The shares, which will be listed on the Catalist board, represent 15.13 per cent of the group's enlarged share capital of 282.8 million shares immediately after the IPO.
At S$0.25 each, the new share is priced at a multiple of 6.99 times the group's historical earnings per share of 3.6 Singapore cents for the financial year ended Dec 31, 2015.
The company plans to use the net proceeds of about S$9.2 million to expand and diversify its business. It "may also explore mergers and acquisitions, joint ventures, and/or strategic alliances" that complement its operations. It also intends to use some of the funds for research and development as well as to boost operational productivity.
"Upon the completion of the process improvement plan, the number of batches that we can blend per day is expected to increase.

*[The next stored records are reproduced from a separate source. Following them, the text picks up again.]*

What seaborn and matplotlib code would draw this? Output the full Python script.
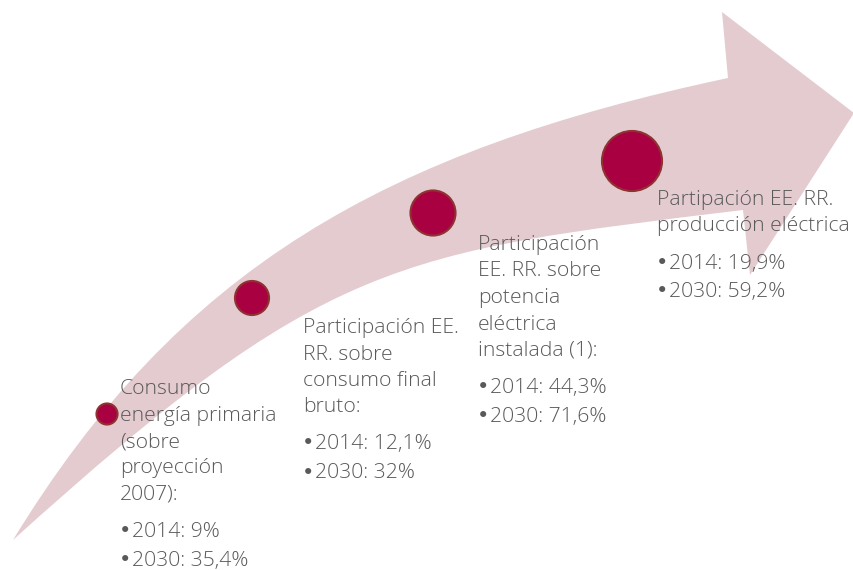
# Curved arrow with four milestones (renewables share, 2014 vs 2030)
import matplotlib
matplotlib.use('Agg')
import matplotlib.pyplot as plt
from matplotlib.path import Path
from matplotlib.patches import PathPatch
import pandas as pd
import seaborn as sns

# Data
headings = [
    ['Consumo', 'energía primaria', '(sobre', 'proyección', '2007):'],
    ['Participación EE.', 'RR. sobre', 'consumo final', 'bruto:'],
    ['Participación', 'EE. RR. sobre', 'potencia', 'eléctrica', 'instalada (1):'],
    ['Partipación EE. RR.', 'producción eléctrica'],
]
values_2014 = ['9%', '12,1%', '44,3%', '19,9%']
values_2030 = ['35,4%', '32%', '71,6%', '59,2%']

# milestone circles (pixel layout of the original graphic)
circle_x = [107, 252, 433, 632]
circle_y = [414, 298, 213, 161]
circle_r = [11.5, 18, 23.5, 31]

# text block anchors (left x, first baseline)
text_x = [120, 303, 478, 657]
text_y = [394, 333, 250, 205]

pink = '#E4CBD0'
crimson = '#A80040'
edge = '#8E3232'
grey = '#595959'
fs = 15.2

sns.set_theme(style='white')
plt.rcParams['font.family'] = ['Open Sans', 'DejaVu Sans']

fig = plt.figure(figsize=(8.54, 5.70), dpi=100)
ax = fig.add_axes([0, 0, 1, 1])

# arrow shape
verts = [(13, 540),
         (179, 268), (385, 151), (728, 78),
         (722, 12), (854, 113), (750, 275), (743, 210),
         (396, 252), (324, 259), (13, 540),
         (13, 540)]
codes = [Path.MOVETO,
         Path.CURVE4, Path.CURVE4, Path.CURVE4,
         Path.LINETO, Path.LINETO, Path.LINETO, Path.LINETO,
         Path.CURVE4, Path.CURVE4, Path.CURVE4,
         Path.CLOSEPOLY]
ax.add_patch(PathPatch(Path(verts, codes), facecolor=pink, edgecolor='none'))

# circles
df = pd.DataFrame({'x': circle_x, 'y': circle_y, 'r': circle_r})
sizes = {r: (2 * r * 0.72 - 1.4) ** 2 for r in circle_r}
sns.scatterplot(data=df, x='x', y='y', size='r', sizes=sizes, color=crimson,
                edgecolor=edge, linewidth=1.5, legend=False, ax=ax, zorder=3)
ax.set_xlim(0, 854)
ax.set_ylim(570, 0)
ax.axis('off')

# text blocks
line_gap = 26.5
for i in range(4):
    x = text_x[i]
    y = text_y[i]
    for line in headings[i]:
        ax.text(x, y, line, color=grey, fontsize=fs, fontweight='light',
                va='baseline', ha='left')
        y += line_gap
    y += 37 - line_gap
    for j, val in enumerate(['2014: ' + values_2014[i], '2030: ' + values_2030[i]]):
        yy = y + 29 * j
        ax.text(x - 1, yy, '•', color=grey, fontsize=fs, fontweight='normal',
                va='baseline', ha='left', family=['DejaVu Sans'])
        ax.text(x + 12, yy, val, color=grey, fontsize=fs, fontweight='light',
                va='baseline', ha='left')

fig.savefig('out.png', dpi=100)
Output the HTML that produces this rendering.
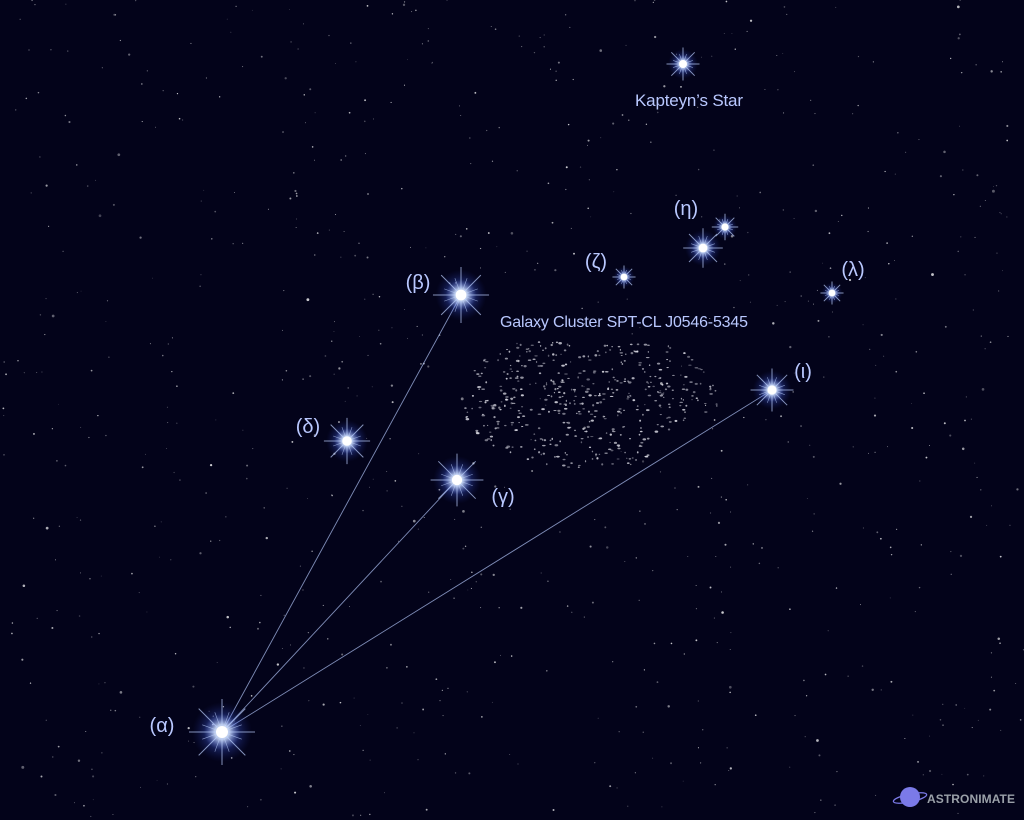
<!DOCTYPE html>
<html><head><meta charset="utf-8"><style>
html,body{margin:0;padding:0;background:#03031a;width:1024px;height:820px;overflow:hidden}
svg{display:block}
text{font-family:"Liberation Sans",sans-serif;fill:#b9c8ff}
</style></head><body>
<svg id="map" width="1024" height="820" viewBox="0 0 1024 820">
<defs>
<radialGradient id="glow"><stop offset="0" stop-color="#ffffff" stop-opacity="1"/><stop offset="0.25" stop-color="#cfe0ff" stop-opacity="0.9"/><stop offset="0.6" stop-color="#4a6cff" stop-opacity="0.25"/><stop offset="1" stop-color="#2030a0" stop-opacity="0"/></radialGradient>
</defs>
<rect width="1024" height="820" fill="#03031a"/>
<g id="bg"></g><g id="cluster"></g><g id="lines"></g><g id="stars"></g><g id="labels"></g>
<g>
<circle cx="910" cy="797" r="10" fill="#7b7ae8"/>
<ellipse cx="910" cy="798" rx="17" ry="4" fill="none" stroke="#7b7ae8" stroke-width="1.3" transform="rotate(-12 910 798)"/>
<text x="927" y="803" font-size="12" font-weight="bold" textLength="88" style="fill:#9aa0a8">ASTRONIMATE</text>
</g>
</svg>
<script>
const starNames=['alpha','beta','gamma','delta','iota','zeta','eta','eta2','lambda','kapteyn'];
const starX=[222,461,457,347,772,624,703,725,832,683];
const starY=[732,295,480,441,390,277,248,227,293,64];
const starMag=[1.0,0.85,0.8,0.7,0.65,0.35,0.6,0.4,0.35,0.5];
const labelText=['(α)','(β)','(γ)','(δ)','(ι)','(ζ)','(η)','(λ)'];
const labelX=[162,418,503,308,803,596,686,853];
const labelY=[732,289,503,433,378,268,215,276];
const linkFrom=[0,0,0];const linkTo=[1,2,4];
const NS='http://www.w3.org/2000/svg';
function mk(t,a){const e=document.createElementNS(NS,t);for(const k in a)e.setAttribute(k,a[k]);return e;}
let s=12345;function rnd(){s=(s*16807)%2147483647;return s/2147483647;}
const bg=document.getElementById('bg');
for(let i=0;i<800;i++){const c=mk('circle',{cx:rnd()*1024,cy:rnd()*820,r:0.4+rnd()*rnd()*1.1,fill:'#fff','fill-opacity':0.25+rnd()*0.55});bg.appendChild(c);}
const cl=document.getElementById('cluster');


for(let i=0;i<700;i++){const x=465+rnd()*255,y=335+rnd()*140;const nx=(x-590)/125,ny=(y-400)/65;const top=340+(x-465)*0.02;if(nx*nx+ny*ny>1.1||y<top)continue;if(x>650&&y>440-(x-650)*0.5)continue;
const c=mk('ellipse',{cx:x,cy:y,rx:0.6+rnd()*1.3,ry:0.5+rnd()*0.7,fill:'#e8e8f0','fill-opacity':0.35+rnd()*0.5});cl.appendChild(c);}
const lg=document.getElementById('lines');
for(let i=0;i<linkFrom.length;i++){const a=linkFrom[i],b=linkTo[i];const l=mk('line',{x1:starX[a],y1:starY[a],x2:starX[b],y2:starY[b],stroke:'#9fb0e0','stroke-width':0.9,'stroke-opacity':0.8});

lg.appendChild(l);}
const sg=document.getElementById('stars');
for(let i=0;i<starX.length;i++){const g=mk('g',{transform:'translate('+starX[i]+','+starY[i]+')'});


const m=starMag[i],R=30*m;
g.appendChild(mk('circle',{r:R,fill:'url(#glow)'}));
[0,45,90,135,20,70,110,160].forEach((a,k)=>{const L=(k<4?R*1.1:R*0.7);const r=a*Math.PI/180;
g.appendChild(mk('line',{x1:-L*Math.cos(r),y1:-L*Math.sin(r),x2:L*Math.cos(r),y2:L*Math.sin(r),stroke:'#bcd0ff','stroke-width':k<4?1:0.6,'stroke-opacity':0.7}));});
g.appendChild(mk('circle',{r:2+4*m,fill:'#fff'}));sg.appendChild(g);}
const lb=document.getElementById('labels');
for(let i=0;i<labelText.length;i++){const t=mk('text',{x:labelX[i],y:labelY[i],'font-size':20,'text-anchor':'middle'});t.textContent=labelText[i];

lb.appendChild(t);}
const k=mk('text',{x:689,y:106,'font-size':17,'text-anchor':'middle',textLength:108});k.textContent="Kapteyn’s Star";

lb.appendChild(k);
const gc=mk('text',{x:624,y:327,'font-size':16,'text-anchor':'middle',textLength:248});gc.textContent="Galaxy Cluster SPT-CL J0546-5345";

lb.appendChild(gc);
</script>
</body></html>
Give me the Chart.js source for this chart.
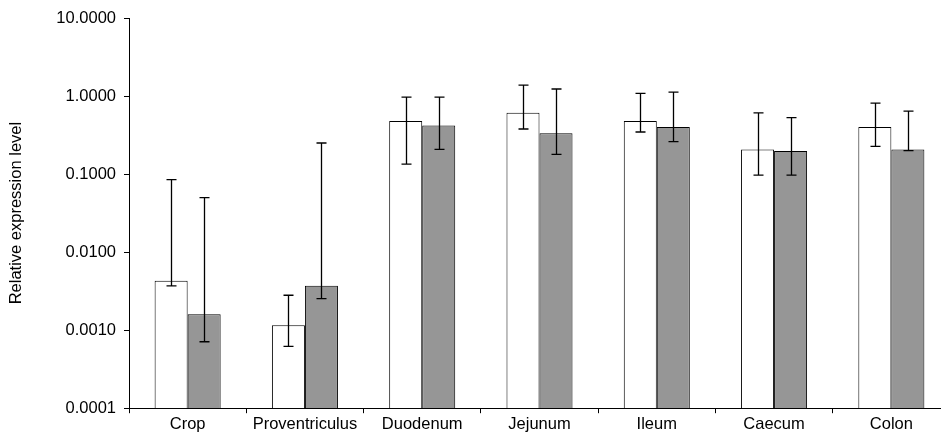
<!DOCTYPE html>
<html>
<head>
<meta charset="utf-8">
<title>Relative expression level</title>
<script src="https://cdn.jsdelivr.net/npm/chart.js"></script>
<style>
  html, body { margin: 0; padding: 0; background: #fff; overflow: hidden; }
  #wrap { width: 950px; height: 443px; }
</style>
</head>
<body>
<div id="wrap"><canvas id="canvas"></canvas></div>
<script>
var categories = ["Crop", "Proventriculus", "Duodenum", "Jejunum", "Ileum", "Caecum", "Colon"];
var whiteVals = [0.0043, 0.00116, 0.48, 0.61, 0.48, 0.207, 0.40];
var whiteLow  = [0.0037, 0.00062, 0.134, 0.378, 0.346, 0.097, 0.226];
var whiteHigh = [0.085, 0.0028, 0.97, 1.38, 1.08, 0.61, 0.81];
var grayVals  = [0.0016, 0.0037, 0.42, 0.333, 0.40, 0.197, 0.207];
var grayLow   = [0.00071, 0.00254, 0.207, 0.179, 0.26, 0.097, 0.20];
var grayHigh  = [0.05, 0.25, 0.97, 1.23, 1.12, 0.53, 0.64];
var yTicks = [0.0001, 0.001, 0.01, 0.1, 1, 10];

// error bars drawn through the y scale
var errorBars = {
  id: 'errorBars',
  afterDatasetsDraw: function(chart) {
    var ctx = chart.ctx;
    var y = chart.scales.y;
    var lows = [whiteLow, grayLow];
    var highs = [whiteHigh, grayHigh];
    ctx.save();
    ctx.strokeStyle = '#000';
    ctx.lineWidth = 1.3;
    for (var d = 0; d < 2; d++) {
      var meta = chart.getDatasetMeta(d);
      meta.data.forEach(function(bar, i) {
        var x = Math.round(bar.x) + 0.5;
        var yl = y.getPixelForValue(lows[d][i]);
        var yh = y.getPixelForValue(highs[d][i]);
        ctx.beginPath();
        ctx.moveTo(x, yl); ctx.lineTo(x, yh);
        ctx.moveTo(x - 5, yl); ctx.lineTo(x + 5, yl);
        ctx.moveTo(x - 5, yh); ctx.lineTo(x + 5, yh);
        ctx.stroke();
      });
    }
    ctx.restore();
  }
};

Chart.defaults.font.family = '"Liberation Sans", Arial, sans-serif';
Chart.defaults.font.size = 16.5;
Chart.defaults.color = '#000';

var ctx = document.getElementById('canvas').getContext('2d');
var chart = new Chart(ctx, {
  type: 'bar',
  data: {
    labels: categories,
    datasets: [
      { data: whiteVals, backgroundColor: '#ffffff', borderColor: '#000', borderWidth: 1 },
      { data: grayVals, backgroundColor: '#969696', borderColor: '#000', borderWidth: 1 }
    ]
  },
  options: {
    responsive: true,
    maintainAspectRatio: false,
    animation: false,
    layout: { padding: { top: 18, right: 0, bottom: 8, left: 0 } },
    plugins: { legend: { display: false }, tooltip: { enabled: false } },
    datasets: { bar: { barPercentage: 1, categoryPercentage: 0.563 } },
    scales: {
      x: {
        offset: true,
        grid: { offset: true, drawOnChartArea: false, drawTicks: true, tickLength: 5, color: '#000' },
        border: { color: '#000', width: 1 },
        ticks: { padding: 1, maxRotation: 0, autoSkip: false }
      },
      y: {
        type: 'logarithmic',
        min: 0.0001,
        max: 10,
        afterFit: function(s) { s.width = 129; },
        afterBuildTicks: function(s) { s.ticks = yTicks.map(function(v) { return { value: v }; }); },
        grid: { drawOnChartArea: false, drawTicks: true, tickLength: 5, color: '#000' },
        border: { color: '#000', width: 1 },
        ticks: { padding: 8, callback: function(v) { return Number(v).toFixed(4); } },
        title: { display: true, text: 'Relative expression level', padding: { top: 7, bottom: 0 } }
      }
    }
  },
  plugins: [errorBars]
});
</script>
</body>
</html>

Barring unforeseen circumstances, we expect to commence the . . . improvements in the third quarter of 2016 and to complete them by the first quarter of 2017. The process improvement plan is estimated to cost approximately S$0.4 million and will be financed through internal resources and/or government funding," United Global said in its prospectus.
The company is also looking at expanding its presence in existing markets, as well as exploring possible collaboration opportunities in Myanmar and Bangladesh.
For the fiscal year 2015, it made a net profit of US$6.24 million, up from US$3.37 million in FY2014 and US$3.27 in FY2013. Revenue was US$99.86 million in FY2015, US$118.69 million in FY2014 and US$102.15 million in FY2013.
Looking ahead, its directors expect sales volume in the manufacturing business segment to increase moderately in line with the expected growth in the global lubricant market, while sales volume in the trading business segment to decrease due mainly to an expected decrease in orders from the Greater China region as a result of expected increase in competition.
The average unit selling price of its products is expected to be lower than last year. Hence, overall profit margin is seen falling marginally.
". . . our directors are of the view that our revenue and profit for FY2016 may not be at the level of that in FY2015", it said.
After the placement, United Global's non-executive chairman, Wiranto (name as given in final prospectus), and executive director and chief executive officer Jacky Tan will hold 50.9 per cent and 34 per cent of the company respectively. Mr Wiranto is the father-in-law of Mr Tan.